Example final writeups from recent years:
- Jellies, 2004
- Lilypads, 2006
- Lava/Molten Material, 2006
- Raytraced Diffraction, 2006
- Candles, 2013
- Ship in a Bottle, 2014
- Nighttime Bear and River
- Molten Glass
The final project will count 40% (or more, if based on our judgment, we consider the project truly outstanding) towards your final grade in the course. We will consider strongly the novelty of the idea (if it's never been done before, you get lots of credit), your technical skill in implementing the idea, and the quality of the pictures you produce; tons of coding does not necessarily make a project good.
We encourage you to:
- Work on a reasonably ambitious project (the course staff will work with your team on this as part of the project proposal)
- Put a reasonable amount of effort into executing on your idea (it is acceptable if your image is a little buggy)

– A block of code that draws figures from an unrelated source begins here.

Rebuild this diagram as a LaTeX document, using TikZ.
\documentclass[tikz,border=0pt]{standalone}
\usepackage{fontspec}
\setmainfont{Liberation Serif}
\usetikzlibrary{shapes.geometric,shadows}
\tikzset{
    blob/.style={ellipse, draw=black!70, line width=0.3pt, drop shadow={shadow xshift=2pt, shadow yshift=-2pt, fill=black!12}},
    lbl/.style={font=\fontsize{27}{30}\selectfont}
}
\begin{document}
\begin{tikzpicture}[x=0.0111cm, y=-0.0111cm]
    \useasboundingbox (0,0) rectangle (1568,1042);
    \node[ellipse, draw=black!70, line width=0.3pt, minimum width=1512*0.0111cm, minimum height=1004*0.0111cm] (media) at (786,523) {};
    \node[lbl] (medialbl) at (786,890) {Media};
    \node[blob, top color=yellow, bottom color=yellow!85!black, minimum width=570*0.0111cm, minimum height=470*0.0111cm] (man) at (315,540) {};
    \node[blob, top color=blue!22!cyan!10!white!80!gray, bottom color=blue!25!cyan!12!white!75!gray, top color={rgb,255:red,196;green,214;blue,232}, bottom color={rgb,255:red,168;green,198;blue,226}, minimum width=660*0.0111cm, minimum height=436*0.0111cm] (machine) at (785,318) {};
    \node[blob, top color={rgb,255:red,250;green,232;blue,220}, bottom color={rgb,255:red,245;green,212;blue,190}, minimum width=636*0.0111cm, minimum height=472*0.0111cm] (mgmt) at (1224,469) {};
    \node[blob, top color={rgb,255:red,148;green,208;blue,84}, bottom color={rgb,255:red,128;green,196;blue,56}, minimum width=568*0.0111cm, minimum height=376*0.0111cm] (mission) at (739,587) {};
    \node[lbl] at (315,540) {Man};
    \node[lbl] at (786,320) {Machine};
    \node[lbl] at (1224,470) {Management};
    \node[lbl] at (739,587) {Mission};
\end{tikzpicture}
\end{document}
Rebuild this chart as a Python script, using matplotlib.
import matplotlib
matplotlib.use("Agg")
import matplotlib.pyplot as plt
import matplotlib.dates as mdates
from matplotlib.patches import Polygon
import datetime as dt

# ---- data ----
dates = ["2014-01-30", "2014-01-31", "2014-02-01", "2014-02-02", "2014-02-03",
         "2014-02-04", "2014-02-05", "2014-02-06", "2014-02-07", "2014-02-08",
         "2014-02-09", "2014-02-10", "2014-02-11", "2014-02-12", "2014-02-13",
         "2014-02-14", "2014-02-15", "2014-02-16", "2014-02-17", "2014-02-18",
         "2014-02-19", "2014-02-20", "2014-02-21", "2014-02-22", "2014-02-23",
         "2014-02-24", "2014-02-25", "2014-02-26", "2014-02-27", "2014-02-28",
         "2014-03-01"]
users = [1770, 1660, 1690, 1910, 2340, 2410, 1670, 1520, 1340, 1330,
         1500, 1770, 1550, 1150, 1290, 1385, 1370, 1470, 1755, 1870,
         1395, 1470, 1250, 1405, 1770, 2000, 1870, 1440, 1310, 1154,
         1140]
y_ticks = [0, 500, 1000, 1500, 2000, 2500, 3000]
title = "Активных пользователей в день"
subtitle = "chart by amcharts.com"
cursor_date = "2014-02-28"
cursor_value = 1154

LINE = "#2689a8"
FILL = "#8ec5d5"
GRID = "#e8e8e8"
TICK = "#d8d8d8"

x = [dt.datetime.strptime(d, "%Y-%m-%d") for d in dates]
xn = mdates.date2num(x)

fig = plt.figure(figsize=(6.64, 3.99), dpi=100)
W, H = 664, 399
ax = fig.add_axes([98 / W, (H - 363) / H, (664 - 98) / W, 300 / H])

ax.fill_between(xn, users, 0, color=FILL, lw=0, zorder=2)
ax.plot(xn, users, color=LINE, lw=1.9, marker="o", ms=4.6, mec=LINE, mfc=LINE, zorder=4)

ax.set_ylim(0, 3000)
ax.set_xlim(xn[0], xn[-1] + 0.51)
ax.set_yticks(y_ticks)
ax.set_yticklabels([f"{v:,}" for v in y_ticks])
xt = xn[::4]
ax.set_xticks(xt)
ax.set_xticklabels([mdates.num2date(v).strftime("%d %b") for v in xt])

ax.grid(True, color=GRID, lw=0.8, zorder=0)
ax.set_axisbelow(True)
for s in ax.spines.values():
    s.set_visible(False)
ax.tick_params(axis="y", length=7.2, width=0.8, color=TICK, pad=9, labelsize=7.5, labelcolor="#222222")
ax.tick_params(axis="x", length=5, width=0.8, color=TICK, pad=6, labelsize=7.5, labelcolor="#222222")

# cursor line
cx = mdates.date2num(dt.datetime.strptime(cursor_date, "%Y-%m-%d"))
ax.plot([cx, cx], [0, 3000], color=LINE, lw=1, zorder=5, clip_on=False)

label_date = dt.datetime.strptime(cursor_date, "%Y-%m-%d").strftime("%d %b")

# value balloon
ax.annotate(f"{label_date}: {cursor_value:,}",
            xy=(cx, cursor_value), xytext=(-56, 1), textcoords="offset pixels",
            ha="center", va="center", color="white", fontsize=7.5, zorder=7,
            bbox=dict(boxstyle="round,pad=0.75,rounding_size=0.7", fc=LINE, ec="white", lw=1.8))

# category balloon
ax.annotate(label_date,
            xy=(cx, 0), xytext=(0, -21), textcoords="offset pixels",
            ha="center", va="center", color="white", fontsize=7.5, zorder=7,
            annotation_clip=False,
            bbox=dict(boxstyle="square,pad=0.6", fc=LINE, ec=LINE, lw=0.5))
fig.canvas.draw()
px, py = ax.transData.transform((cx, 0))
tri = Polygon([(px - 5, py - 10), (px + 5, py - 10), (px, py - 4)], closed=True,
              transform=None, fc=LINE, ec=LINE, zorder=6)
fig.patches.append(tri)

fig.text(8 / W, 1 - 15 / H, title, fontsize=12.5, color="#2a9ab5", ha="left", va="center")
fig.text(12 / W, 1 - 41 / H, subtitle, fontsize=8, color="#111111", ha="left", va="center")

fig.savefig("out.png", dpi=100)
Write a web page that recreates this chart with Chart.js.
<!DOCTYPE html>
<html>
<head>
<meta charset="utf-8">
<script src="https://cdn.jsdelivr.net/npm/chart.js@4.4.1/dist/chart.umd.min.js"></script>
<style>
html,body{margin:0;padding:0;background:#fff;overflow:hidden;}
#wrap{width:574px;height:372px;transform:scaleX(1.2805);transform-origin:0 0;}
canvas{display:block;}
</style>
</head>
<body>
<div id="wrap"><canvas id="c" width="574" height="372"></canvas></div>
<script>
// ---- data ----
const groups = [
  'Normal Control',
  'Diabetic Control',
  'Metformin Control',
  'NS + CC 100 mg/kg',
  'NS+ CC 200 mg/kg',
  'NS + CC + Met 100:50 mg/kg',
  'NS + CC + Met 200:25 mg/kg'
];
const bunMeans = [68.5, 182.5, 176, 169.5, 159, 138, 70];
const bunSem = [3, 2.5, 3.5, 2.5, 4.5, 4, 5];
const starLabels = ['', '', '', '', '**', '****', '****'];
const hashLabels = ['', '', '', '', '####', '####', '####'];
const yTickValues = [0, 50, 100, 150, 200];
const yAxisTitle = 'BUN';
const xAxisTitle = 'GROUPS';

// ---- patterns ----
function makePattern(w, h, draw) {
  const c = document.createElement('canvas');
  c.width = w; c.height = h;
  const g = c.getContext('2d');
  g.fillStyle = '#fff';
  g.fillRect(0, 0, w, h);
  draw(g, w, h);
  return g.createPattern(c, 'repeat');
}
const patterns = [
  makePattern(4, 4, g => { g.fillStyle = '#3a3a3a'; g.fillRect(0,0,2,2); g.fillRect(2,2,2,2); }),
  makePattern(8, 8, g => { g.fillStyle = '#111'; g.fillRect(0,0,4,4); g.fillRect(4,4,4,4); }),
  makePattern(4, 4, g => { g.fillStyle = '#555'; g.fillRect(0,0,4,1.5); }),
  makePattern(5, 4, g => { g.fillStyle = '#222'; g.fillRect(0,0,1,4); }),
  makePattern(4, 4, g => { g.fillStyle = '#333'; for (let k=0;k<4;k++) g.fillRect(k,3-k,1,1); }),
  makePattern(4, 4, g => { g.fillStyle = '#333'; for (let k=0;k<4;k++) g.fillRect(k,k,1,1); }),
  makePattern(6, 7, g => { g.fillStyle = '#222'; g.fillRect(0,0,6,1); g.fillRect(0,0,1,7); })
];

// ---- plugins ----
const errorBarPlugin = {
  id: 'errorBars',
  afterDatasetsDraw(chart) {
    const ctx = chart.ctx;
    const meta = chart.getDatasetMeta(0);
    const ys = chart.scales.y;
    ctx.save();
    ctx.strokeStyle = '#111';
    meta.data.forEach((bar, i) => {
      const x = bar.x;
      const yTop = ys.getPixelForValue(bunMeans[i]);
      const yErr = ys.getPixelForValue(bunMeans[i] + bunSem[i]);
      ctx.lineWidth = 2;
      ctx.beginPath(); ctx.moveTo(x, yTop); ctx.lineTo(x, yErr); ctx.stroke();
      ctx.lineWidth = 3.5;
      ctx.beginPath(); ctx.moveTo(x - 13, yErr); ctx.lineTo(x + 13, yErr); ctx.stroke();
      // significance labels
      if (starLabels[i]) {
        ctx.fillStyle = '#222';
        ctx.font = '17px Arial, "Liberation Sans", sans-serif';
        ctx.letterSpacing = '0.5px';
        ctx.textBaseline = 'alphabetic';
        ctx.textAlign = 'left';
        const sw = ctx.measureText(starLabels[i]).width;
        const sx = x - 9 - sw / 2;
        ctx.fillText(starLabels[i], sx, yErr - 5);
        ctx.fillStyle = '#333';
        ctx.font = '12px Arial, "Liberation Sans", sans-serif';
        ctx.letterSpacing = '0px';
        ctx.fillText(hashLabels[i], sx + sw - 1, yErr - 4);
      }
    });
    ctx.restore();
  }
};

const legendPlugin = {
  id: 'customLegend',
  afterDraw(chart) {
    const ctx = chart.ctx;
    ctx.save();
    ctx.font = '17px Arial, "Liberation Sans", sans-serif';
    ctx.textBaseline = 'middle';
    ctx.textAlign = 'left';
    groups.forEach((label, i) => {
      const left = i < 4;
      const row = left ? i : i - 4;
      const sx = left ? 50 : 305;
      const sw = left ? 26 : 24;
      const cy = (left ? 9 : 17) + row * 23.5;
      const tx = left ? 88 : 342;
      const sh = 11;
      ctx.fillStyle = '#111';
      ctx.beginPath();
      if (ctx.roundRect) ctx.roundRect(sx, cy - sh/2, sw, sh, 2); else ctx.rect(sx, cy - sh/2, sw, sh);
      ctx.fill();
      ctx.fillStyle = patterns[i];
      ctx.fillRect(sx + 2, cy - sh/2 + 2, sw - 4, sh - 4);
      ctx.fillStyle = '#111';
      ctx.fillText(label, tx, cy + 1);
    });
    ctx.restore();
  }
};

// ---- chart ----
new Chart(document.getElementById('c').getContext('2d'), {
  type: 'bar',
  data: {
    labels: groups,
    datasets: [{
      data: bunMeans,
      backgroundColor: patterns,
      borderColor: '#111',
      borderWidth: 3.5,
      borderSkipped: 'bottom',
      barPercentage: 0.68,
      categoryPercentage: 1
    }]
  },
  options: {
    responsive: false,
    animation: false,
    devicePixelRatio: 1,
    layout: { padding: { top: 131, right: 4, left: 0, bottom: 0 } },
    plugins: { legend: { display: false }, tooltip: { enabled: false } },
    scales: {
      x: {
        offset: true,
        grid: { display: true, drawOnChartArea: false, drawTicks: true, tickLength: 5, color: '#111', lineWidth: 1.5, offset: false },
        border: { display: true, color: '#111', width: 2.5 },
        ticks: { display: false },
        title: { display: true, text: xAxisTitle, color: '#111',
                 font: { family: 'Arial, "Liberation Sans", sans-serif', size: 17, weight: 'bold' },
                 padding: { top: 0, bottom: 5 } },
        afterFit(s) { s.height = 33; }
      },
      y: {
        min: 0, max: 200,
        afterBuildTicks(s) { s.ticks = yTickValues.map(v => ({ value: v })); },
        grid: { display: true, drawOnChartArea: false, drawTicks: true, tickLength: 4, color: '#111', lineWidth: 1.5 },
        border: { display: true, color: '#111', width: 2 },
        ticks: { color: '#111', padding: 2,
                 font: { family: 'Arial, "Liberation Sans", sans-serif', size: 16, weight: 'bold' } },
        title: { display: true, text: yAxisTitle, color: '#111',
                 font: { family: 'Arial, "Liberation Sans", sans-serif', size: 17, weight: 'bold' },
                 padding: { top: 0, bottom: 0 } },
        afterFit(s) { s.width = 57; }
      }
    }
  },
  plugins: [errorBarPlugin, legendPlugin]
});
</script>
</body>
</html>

- Submit a thoughtful writeup that demonstrates intellectual curiousity
When you are finished with your project you should post the source for your system and any test scenes and images that you have created. As stated above, you are permitted to work in small groups, but each person will be graded individually based on their own contributions. A good group project is a system consisting of a collection of well defined subsystems. Each subsystem should be the responsibility of one person and be clearly identified as their project. A good criteria for whether you should work in a group is whether the system as a whole is greater than the sum of its parts!
The final project can be a lot of fun. Good luck!